H-1B Policy Memo Officially & Immediately Rescinds Policies That Targeted IT Consulting Companies
As discussed in our May 25th article, Overturned: USCIS Policy Impacting H-1Bs for Consultants, USCIS agreed to end its policy of requiring employers of IT consultants to submit client contracts and itineraries to prove the existence of valid employer-employee relationship between the H-1B petitioner and beneficiary.
Although USCIS was given 90-days to implement the terms of the May 20th settlement, it issued a new Policy Memo on June 17th.
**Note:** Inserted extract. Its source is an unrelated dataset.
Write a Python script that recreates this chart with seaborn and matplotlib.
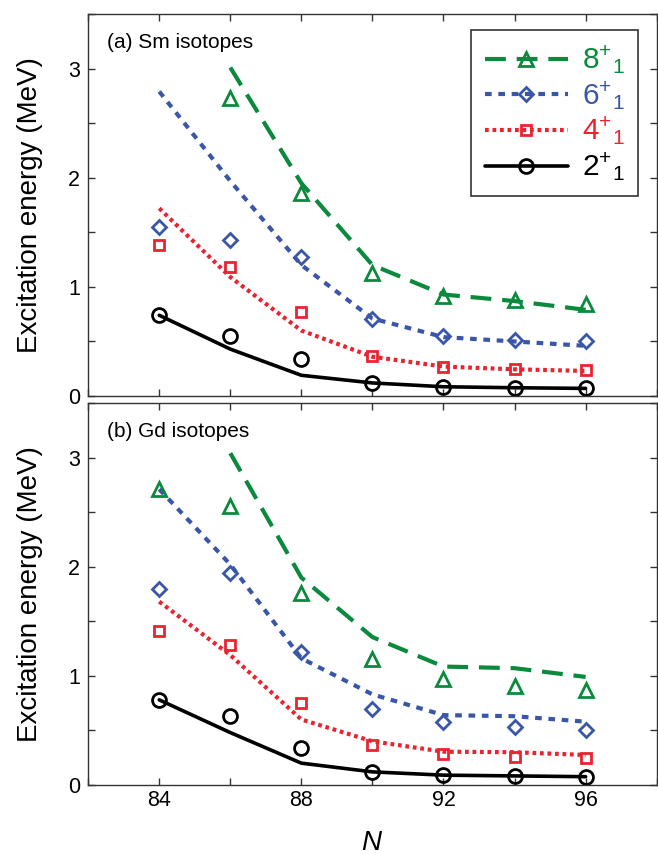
import numpy as np
import matplotlib
matplotlib.use("Agg")
import matplotlib.pyplot as plt
from matplotlib.lines import Line2D
from matplotlib.ticker import MultipleLocator
from matplotlib import font_manager
import seaborn as sns

sns.set_theme(style="white")
plt.rcParams['font.family'] = ['Liberation Sans', 'DejaVu Sans']
plt.rcParams['mathtext.fontset'] = 'custom'
plt.rcParams['mathtext.rm'] = 'Liberation Sans'
plt.rcParams['mathtext.it'] = 'Liberation Sans:italic'
plt.rcParams['text.color'] = 'black'
plt.rcParams['axes.labelcolor'] = 'black'
plt.rcParams['xtick.color'] = 'black'
plt.rcParams['ytick.color'] = 'black'

N = [84, 86, 88, 90, 92, 94, 96]
labels = ["8", "6", "4", "2"]

# Sm isotopes: theory (lines) and experiment (markers)
sm_th_8 = [np.nan, 3.01, 1.95, 1.20, 0.93, 0.87, 0.79]
sm_th_6 = [2.79, 1.97, 1.20, 0.71, 0.54, 0.50, 0.46]
sm_th_4 = [1.72, 1.09, 0.60, 0.36, 0.27, 0.245, 0.23]
sm_th_2 = [0.74, 0.43, 0.19, 0.12, 0.085, 0.076, 0.07]
sm_ex_8 = [np.nan, 2.73, 1.86, 1.13, 0.92, 0.88, 0.84]
sm_ex_6 = [1.55, 1.43, 1.27, 0.71, 0.55, 0.51, 0.50]
sm_ex_4 = [1.38, 1.18, 0.77, 0.37, 0.27, 0.25, 0.24]
sm_ex_2 = [0.74, 0.55, 0.34, 0.12, 0.08, 0.076, 0.07]

# Gd isotopes
gd_th_8 = [np.nan, 3.04, 1.90, 1.355, 1.085, 1.07, 0.99]
gd_th_6 = [2.71, 2.02, 1.16, 0.83, 0.64, 0.63, 0.58]
gd_th_4 = [1.68, 1.19, 0.60, 0.40, 0.305, 0.30, 0.275]
gd_th_2 = [0.78, 0.48, 0.20, 0.12, 0.09, 0.083, 0.076]
gd_ex_8 = [2.71, 2.56, 1.76, 1.15, 0.97, 0.91, 0.87]
gd_ex_6 = [1.80, 1.94, 1.22, 0.70, 0.58, 0.535, 0.505]
gd_ex_4 = [1.41, 1.28, 0.75, 0.37, 0.28, 0.26, 0.245]
gd_ex_2 = [0.78, 0.63, 0.34, 0.12, 0.09, 0.08, 0.075]

colors = {"8": "#0b8a3e", "6": "#3a56a8", "4": "#ea2330", "2": "#000000"}
markers = {"8": "^", "6": "D", "4": "s", "2": "o"}
msizes = {"8": 9.5, "6": 7, "4": 6.5, "2": 10}
dashes = {"8": (5, 2.6), "6": (1.6, 1.6), "4": (0.9, 0.9), "2": ()}
lws = {"8": 3.0, "6": 3.0, "4": 3.0, "2": 2.6}

names = {f.name for f in font_manager.fontManager.ttflist}
ylab_family = ['Liberation Sans Narrow'] if 'Liberation Sans Narrow' in names else ['Liberation Sans']

fig = plt.figure(figsize=(6.58, 8.55), dpi=100)
ax1 = fig.add_axes([0.134, 0.5368, 0.864, 0.4468])
ax2 = fig.add_axes([0.134, 0.0819, 0.864, 0.4468])

panels = [
    (ax1, {"8": sm_th_8, "6": sm_th_6, "4": sm_th_4, "2": sm_th_2},
     {"8": sm_ex_8, "6": sm_ex_6, "4": sm_ex_4, "2": sm_ex_2}, "(a) Sm isotopes"),
    (ax2, {"8": gd_th_8, "6": gd_th_6, "4": gd_th_4, "2": gd_th_2},
     {"8": gd_ex_8, "6": gd_ex_6, "4": gd_ex_4, "2": gd_ex_2}, "(b) Gd isotopes"),
]

for ax, th, ex, title in panels:
    for k in ["2", "4", "6", "8"]:
        sns.lineplot(x=N, y=th[k], ax=ax, color=colors[k], lw=lws[k])
        line = ax.lines[-1]
        if dashes[k]:
            line.set_dashes(dashes[k])
            line.set_dash_capstyle('butt')
        y = np.array(ex[k], dtype=float)
        ax.plot(N, y, linestyle='none', marker=markers[k], ms=msizes[k],
                mfc='none', mec=colors[k], mew=2.0)
    ax.set_xlim(82, 98)
    ax.set_ylim(0, 3.5)
    ax.xaxis.set_major_locator(MultipleLocator(4))
    ax.xaxis.set_minor_locator(MultipleLocator(2))
    ax.yaxis.set_major_locator(MultipleLocator(1))
    ax.yaxis.set_minor_locator(MultipleLocator(0.5))
    ax.tick_params(which='both', direction='in', top=True, right=True,
                   bottom=True, left=True, length=5, width=1, color='#333333',
                   labelsize=15.5, labelcolor='black')
    ax.tick_params(axis='y', pad=6)
    for s in ax.spines.values():
        s.set_color('#333333')
        s.set_linewidth(1.0)
    ax.set_ylabel("Excitation energy (MeV)", fontsize=20,
                  family=ylab_family, labelpad=18)
    ax.text(0.033, 0.95, title, transform=ax.transAxes, fontsize=15,
            va='top', ha='left')
    ax.grid(False)

ax1.tick_params(labelbottom=False)
ax2.set_xlabel("$N$", fontsize=20, labelpad=14)

handles = []
for k in labels:
    h = Line2D([0], [0], color=colors[k], lw=lws[k], marker=markers[k],
               ms=msizes[k], mfc='none', mec=colors[k], mew=2.0)
    if dashes[k]:
        h.set_dashes(dashes[k])
    handles.append(h)
leg = ax1.legend(handles, [rf"${k}^{{+}}{{}}_{{1}}$" for k in labels],
                 loc='upper right', bbox_to_anchor=(0.967, 0.958),
                 fontsize=21.5, handlelength=2.8, labelspacing=0.1,
                 borderpad=0.45, handletextpad=0.45, borderaxespad=0,
                 frameon=True, fancybox=False, edgecolor='black',
                 labelcolor=[colors[k] for k in labels])
leg.get_frame().set_linewidth(1.2)

fig.savefig("out.png", dpi=100)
Below are the key points clarified by the new memo:
- Valid employer-employee relationship exists if the petitioner has authority to “hire, pay, fire, supervise or otherwise control the work” of the H-1B beneficiary.
- Authority to “hire, pay, fire, supervise or otherwise control the work” can be satisfied by a copy of a written employment contract between the H-1B petitioner and the beneficiary (or a summary of the oral agreement if a written contract does not exist).
- H-1B petitioners are no longer required to submit client contracts or other client documents (e.g., MSAs, SOWs and client letters).
- For H-1B beneficiaries working at more than one location, an itinerary (detailing dates and locations of the services) is no longer required.
- USCIS may no longer limit (shorten) the validity period of H-1B approvals to match the duration of client projects.
- This new policy is effective immediately and apply to currently pending H-1B petitions.
Interestingly, the Policy Memo goes off on a tangent toward the end by indicating that non-productive status for H-1B employees, even if they are still being paid, may be considered a material change in the terms and conditions of employment, which may be a basis for H-1B revocation. The memo does clarify non-productive period that is not subject to payment under the employer’s benefit plan or is allowed under other statutes (e.g., FMLA or ADA) would not be a violation of H-1B status.